For People Crazy About 2D Animation!

Acme Punched! is for people crazy about 2D animation. It may be enjoyed by beginners and others, but it is aimed at animators who know already something about the process of animation and the basics of character animation. In large part, it will attempt to provide a deep look into the problem solving that goes on in my head as I work out a scene, often in step-by-step posts that I will sometimes enter in "real time", without knowing in advance what the outcome will be. Mistakes and false starts will not only be included but emphasized, so that the creative process of animation will be portrayed realistically. And, while my own bias is for 2D drawn animation, many of the effects and principles discussed here can apply to CGI 3D animation as well.
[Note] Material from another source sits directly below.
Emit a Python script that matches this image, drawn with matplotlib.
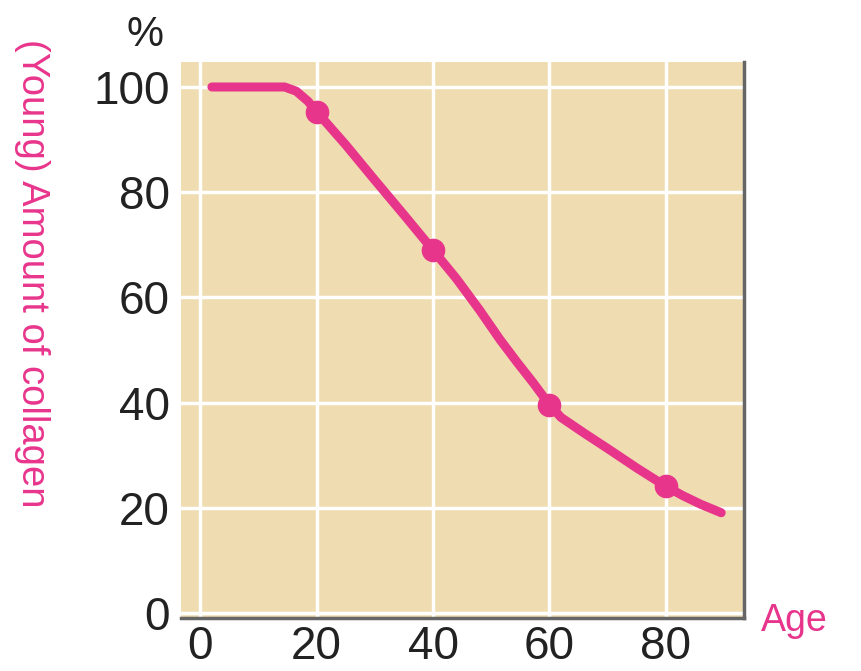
import matplotlib
matplotlib.use("Agg")
import matplotlib.pyplot as plt

plt.rcParams['font.family'] = ['Liberation Sans', 'DejaVu Sans']

# Collagen curve (age vs. percent of young-adult level)
age = [2, 14.5, 16.5, 18.5, 20, 25, 30, 35, 40, 44, 48, 51.5, 54.5, 57.2, 60,
       62, 66, 70, 75, 80, 83, 86, 89.5]
collagen = [100, 100, 99.2, 97.3, 95.3, 89, 82.3, 75.7, 69, 63.6, 57.6, 52,
            47.6, 43.8, 39.6, 37.2, 34.2, 31.3, 27.6, 24.1, 22.3, 20.7, 19.1]

# Highlighted sample points
marker_age = [20, 40, 60, 80]
marker_val = [95.3, 69, 39.6, 24.1]

x_ticks = [0, 20, 40, 60, 80]
y_ticks = [0, 20, 40, 60, 80, 100]

pink = '#e8358c'
tan = '#efdcb0'

fig = plt.figure(figsize=(8.62, 6.71), dpi=100)
ax = fig.add_axes([0.21, 0.079, 0.653, 0.829])
ax.set_facecolor(tan)

ax.plot(age, collagen, color=pink, lw=6.5, solid_capstyle='round',
        solid_joinstyle='round', zorder=3)
ax.plot(marker_age, marker_val, 'o', color=pink, ms=16, zorder=4)

ax.set_xlim(-3.3, 93.4)
ax.set_ylim(-0.9, 104.8)
ax.set_xticks(x_ticks)
ax.set_yticks(y_ticks)
ax.tick_params(length=0, labelsize=33, colors='#222222')
ax.tick_params(axis='x', pad=5)
ax.tick_params(axis='y', pad=8)
ax.grid(True, color='white', lw=2.5)
ax.set_axisbelow(True)

for side in ['left', 'top']:
    ax.spines[side].set_visible(False)
for side in ['right', 'bottom']:
    ax.spines[side].set_color('#666666')
    ax.spines[side].set_linewidth(2.5)

fig.text(0.168, 0.948, '%', fontsize=30, ha='center', va='center', color='#222222')
fig.text(0.922, 0.075, 'Age', fontsize=27, ha='center', va='center', color=pink)
fig.text(0.037, 0.593, '(Young) Amount of collagen', fontsize=27.5, rotation=270,
         ha='center', va='center', color=pink)

fig.savefig('out.png', dpi=100)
I hope the blog will prove useful and instructive for all.

-Jim Bradrick

Sunday, April 2, 2017

No. 126, Storyboard into Animation, Part 3

The Pencil Test

Last time (post No. 125) I showed you key drawings from my animation of a scene of the Old Man, along with the storyboard panels upon which they were based.

Now I have finished the pencil test, and you can see where that has taken me.

It is indescribably exciting to take a storyboard concept and breathe life into it, with all the timing and nuances that give it personality. For me, it is the height of creativity, the addictive moment of the animation process that makes all the rest of the work with its endless calculations and tedium worthwhile. It is what the animator lives for.

A New Movement?

Watching this pencil test, it occurred to me that I may have invented something new, or perhaps I am the first to put a name to it: I would call it a Double Anticipation.

This is something I observed in the tai chi classes that I attend. Our instructor teaches a sinuous and slow-moving tai chi called the Yang style. Properly performed, the movements actually give an illusion of a slow motion video.

In most animation, we are taught that when beginning any major movement, one begins with an anticipation--usually a movement in the opposite direction from the major movement--and then makes the main movement. This is based on observation of everyday actions of ordinary humans and animals and also serves to signal to the viewer what is about to happen. As animators, we all use this principle all the time, and it works quite well. It is a shifting of weight, a gathering of energy.

But suppose the tai chi performer intends to move to the left, for example. His first movement is not to the right but toward the left, the major intended direction. This is usually to shift the weight onto the forward foot and off the rear foot so that the rear foot can be turned to an angle that will best support the movement. Only then does the tai chi practitioner bring his or her weight back onto that foot, shifting balance to the right as in a classic anticipation.

Here in my pencil test I have given the Old Man a double anticipation before he walks off. I really don't know if my tai chi placed the idea into my subconscious, or if it just helped me to recognize and classify what I have animated. 

A note on looping YouTube movies: Did you know that if you control-click (Mac) or right-click (Windows) the lower righthand corner of a YouTube movie, you can select an option to loop the Movie? Very useful for viewing short animation pieces!


  1. I guess this (let's call them) rules, are not meant to be done without proper understanding of them. Anticipation doesn't always mean opposite.
    I understand the contrast approach, but not every movement calls for contrast. Some should be more subtle

    1. Well I don't agree completely, Rafael. Anticipation does not always mean opposite, but it does require contrast.